▶ [Stated task]: Exactly and only the lines from the first entry through the line with "cui attivati\nnel mercato\ndel" should be copied, both ends included, with no pictures.

Entries with chart source code
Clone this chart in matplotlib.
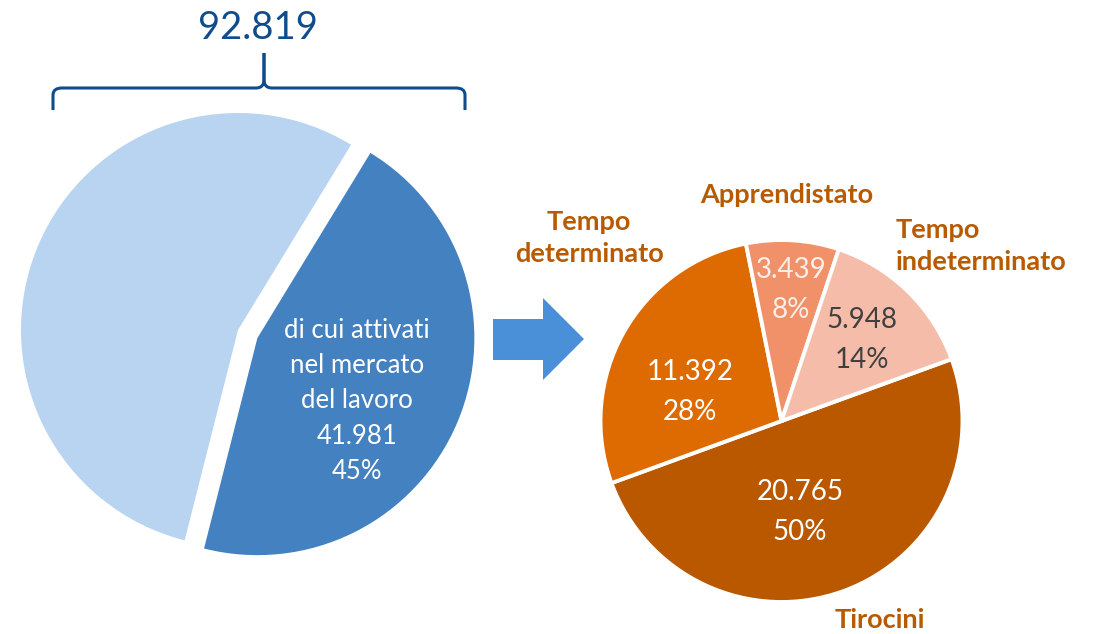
import numpy as np
import matplotlib
matplotlib.use("Agg")
import matplotlib.pyplot as plt
from matplotlib.path import Path
from matplotlib.patches import PathPatch, Polygon

plt.rcParams['font.family'] = ['Lato', 'DejaVu Sans']

# data
totale = 92819
attivati = 41981
left_vals = [attivati, totale - attivati]
left_text = "di cui attivati\nnel mercato\ndel lavoro\n41.981\n45%"

cat_names = ["Tirocini", "Tempo\ndeterminato", "Apprendistato", "Tempo\nindeterminato"]
cat_vals = [20765, 11392, 3439, 5948]
cat_num = ["20.765", "11.392", "3.439", "5.948"]
cat_pct = ["50%", "28%", "8%", "14%"]

W, H = 1095, 634
def Y(y):
    # image row -> data y
    return H - y

fig = plt.figure(figsize=(W / 100, H / 100), dpi=100)
ax = fig.add_axes([0, 0, 1, 1])

blue_dark = "#4381C1"
blue_light = "#B9D4F0"
navy = "#0F4C8D"
orange_txt = "#B85A00"

# left pie (explode is in data units here, i.e. pixels)
ax.pie(left_vals, center=(238, Y(330)), radius=217, startangle=58.6,
       counterclock=False, colors=[blue_dark, blue_light],
       explode=[21, 0], wedgeprops=dict(linewidth=0))
ax.text(357, Y(401), left_text, ha="center", va="center", color="white",
        fontsize=18.5, linespacing=1.52)

# brace + total
lw = 2.2
for end in (53, 465):
    s = 1 if end < 264 else -1
    verts = [(end, 110), (end, 95), (end, 88), (end + s * 9, 88),
             (264 - s * 8, 88), (264, 88), (264, 80), (264, 53)]
    codes = [Path.MOVETO, Path.LINETO, Path.CURVE3, Path.CURVE3,
             Path.LINETO, Path.CURVE3, Path.CURVE3, Path.LINETO]
    pts = [(x, Y(y)) for x, y in verts]
    ax.add_patch(PathPatch(Path(pts, codes), fill=False, edgecolor=navy, lw=lw, capstyle="butt"))
ax.text(258, Y(28), "92.819", ha="center", va="center", color=navy, fontsize=27.5)

# arrow
arrow_pts = [(493, 319), (543, 319), (543, 298), (584, 339), (543, 380), (543, 360), (493, 360)]
ax.add_patch(Polygon([(x, Y(y)) for x, y in arrow_pts], closed=True,
                     facecolor="#4A90D9", edgecolor="none"))

# right pie
ax.pie(cat_vals, center=(781.5, Y(421)), radius=181, startangle=20,
       counterclock=False, colors=["#BA5800", "#DE6A02", "#F0916A", "#F5BDA9"],
       wedgeprops=dict(edgecolor="white", linewidth=2.8))

num_pos = [(800, 512), (690, 392), (791, 290), (862, 340)]
num_col = ["white", "white", "#FBEFE8", "#404040"]
for (x, y), n, p, c in zip(num_pos, cat_num, cat_pct, num_col):
    ax.text(x, Y(y), n + "\n" + p, ha="center", va="center", color=c,
            fontsize=20, linespacing=1.67)

lab_pos = [(880, 620, "center"), (589, 238, "center"), (787, 195, "center"), (896, 246, "left")]
for (x, y, ha), name in zip(lab_pos, cat_names):
    ax.text(x, Y(y), name, ha=ha, va="center", color=orange_txt,
            fontsize=19.5, fontweight="bold", linespacing=1.38)

ax.set_xlim(0, W)
ax.set_ylim(0, H)
ax.set_aspect("equal")
ax.axis("off")

fig.savefig("out.png", dpi=100)
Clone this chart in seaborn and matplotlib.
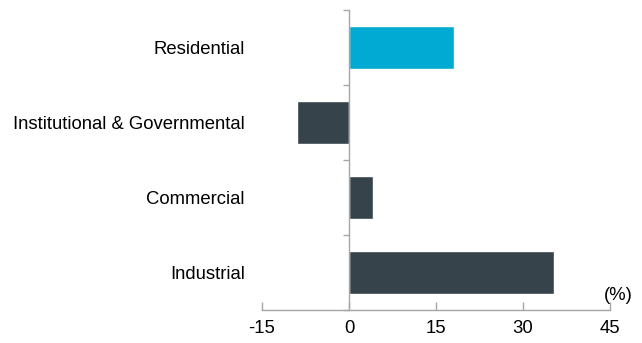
import pandas as pd
import matplotlib.pyplot as plt
import seaborn as sns
from matplotlib.ticker import FixedLocator

sectors = ["Residential", "Institutional & Governmental", "Commercial", "Industrial"]
growth = [18.1, -9.0, 4.1, 35.3]
bar_colors = ["#00AAD2", "#36434B", "#36434B", "#36434B"]
x_ticks = [-15, 0, 15, 30, 45]

df = pd.DataFrame({"Sector": sectors, "Growth": growth})

sns.set_style("white")
plt.rcParams['font.family'] = ['Liberation Sans', 'DejaVu Sans']

fig = plt.figure(figsize=(6.42, 3.43), dpi=100)
ax = fig.add_axes([262 / 642, 1 - 310 / 343, 348 / 642, 300 / 343])

sns.barplot(data=df, x="Growth", y="Sector", hue="Sector", palette=bar_colors,
            orient="h", width=0.57, legend=False, saturation=1, ax=ax)

grey = "#a6a6a6"
ax.set_xlim(-15, 45)
ax.set_ylim(3.5, -0.5)
ax.set_xticks(x_ticks)
ax.set_xticklabels([str(t) for t in x_ticks])
ax.set_xlabel("")
ax.set_ylabel("")

for s in ["top", "right"]:
    ax.spines[s].set_visible(False)
ax.spines["left"].set_position(("data", 0))
ax.spines["left"].set_color(grey)
ax.spines["bottom"].set_color(grey)
ax.spines["left"].set_linewidth(1.0)
ax.spines["bottom"].set_linewidth(1.0)

ax.tick_params(axis="x", bottom=True, direction="in", length=6, width=1, color=grey,
               labelsize=13.3, pad=7, labelcolor="#000000")
ax.tick_params(axis="y", which="major", left=True, length=0, labelsize=13.3, pad=75,
               labelcolor="#000000")
ax.yaxis.set_minor_locator(FixedLocator([-0.5, 0.5, 1.5, 2.5, 3.5]))
ax.tick_params(axis="y", which="minor", left=True, direction="out", length=4, width=1, color=grey)

ax.text(1.065, 0.02, "(%)", transform=ax.transAxes, ha="right", va="bottom",
        fontsize=13.3, color="#000000")

fig.savefig("out.png", dpi=100)
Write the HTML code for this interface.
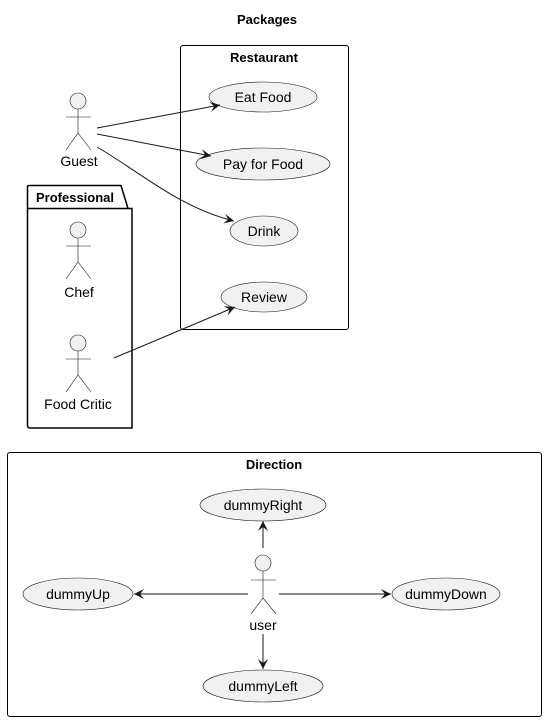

▶ [Finished exercise]:
Clone this chart in matplotlib.
import numpy as np
import matplotlib
matplotlib.use("Agg")
import matplotlib.pyplot as plt
from matplotlib.path import Path
from matplotlib.patches import PathPatch, Polygon

plt.rcParams['font.family'] = ['Lato', 'DejaVu Sans']

# data
totale = 92819
attivati = 41981
left_vals = [attivati, totale - attivati]
left_text = "di cui attivati\nnel mercato\ndel lavoro\n41.981\n45%"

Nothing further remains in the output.